Intel's pitch to the AI hardware market has arrived, and it sounds less like a victory lap than a plea bargain. The company announced that its upcoming AI accelerator will undercut both Nvidia and AMD on price while consuming less power—a positioning that tacitly concedes Intel cannot win on performance alone.
The strategy is not without logic. Data center operators are increasingly vocal about the brutal economics of AI infrastructure: Nvidia's H100 and successor chips command eye-watering prices and generate enough heat to strain cooling systems designed for an earlier era. If Intel can deliver 80 percent of the capability at 60 percent of the cost and power draw, the math could work for customers running inference workloads rather than training frontier models.
The credibility deficit
Intel's problem is not the pitch—it is the pitcher. The company has spent the better part of a decade watching its manufacturing lead evaporate, its mobile ambitions collapse, and its data center dominance erode. Its previous AI chip efforts, including the Gaudi line acquired through Habana Labs, have failed to dent Nvidia's market share in any meaningful way. Promising cheaper and cooler hardware is easy; shipping it at scale, on time, with competitive software support is something Intel has struggled to do consistently since the mid-2010s.

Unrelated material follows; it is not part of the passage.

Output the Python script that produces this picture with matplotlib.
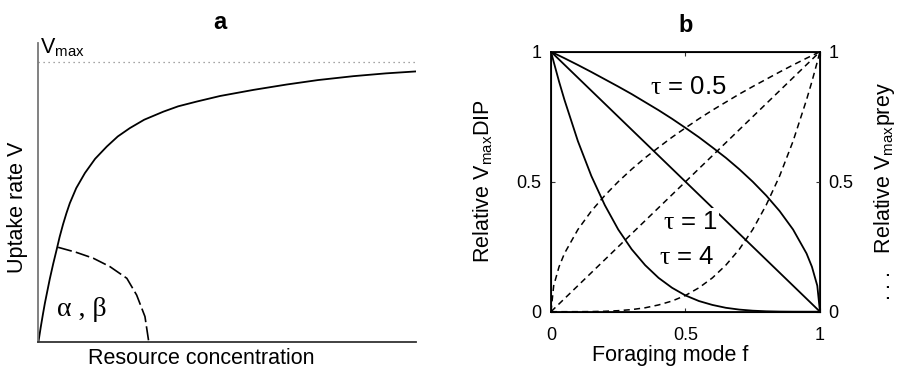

The timing is also awkward. Nvidia's CUDA ecosystem has become the de facto standard for AI development, creating switching costs that go far beyond hardware specifications. Developers have built careers around CUDA; enterprises have sunk millions into CUDA-optimized pipelines. Intel's oneAPI framework is technically capable but lacks the community depth and tooling maturity that makes CUDA sticky.
The enterprise opening
Yet there is a genuine market opportunity here, and Intel is not wrong to chase it. The AI gold rush has created a two-tier economy: hyperscalers and well-funded AI labs that can absorb Nvidia's pricing, and everyone else scrambling for alternatives. The "everyone else" category includes banks, insurers, manufacturers, and government agencies that need AI capabilities but cannot justify—or cannot procure—top-tier Nvidia silicon.
For these customers, a chip that is "good enough" at inference tasks while fitting within existing power and cooling infrastructure could be compelling. Intel's x86 dominance in enterprise data centers also means it has relationships and sales channels that AMD and smaller players lack. If Intel can bundle AI accelerators with its existing server CPU business, it could create a package deal that appeals to IT departments wary of managing multiple vendor relationships.
Our take
Intel is not trying to win the AI chip war—it is trying to survive it. The company's announcement reads as a tacit admission that competing head-to-head with Nvidia on cutting-edge training hardware is a losing proposition. Instead, Intel is carving out a niche as the sensible, budget-conscious choice for enterprises that need AI capabilities without the bleeding-edge price tag. It is a defensible strategy, but it is also a diminished ambition for a company that once set the pace for the entire semiconductor industry. Whether Intel can execute even this modest plan remains an open question, given its recent track record. The chip may be cheaper and cooler, but Intel's credibility runs hot.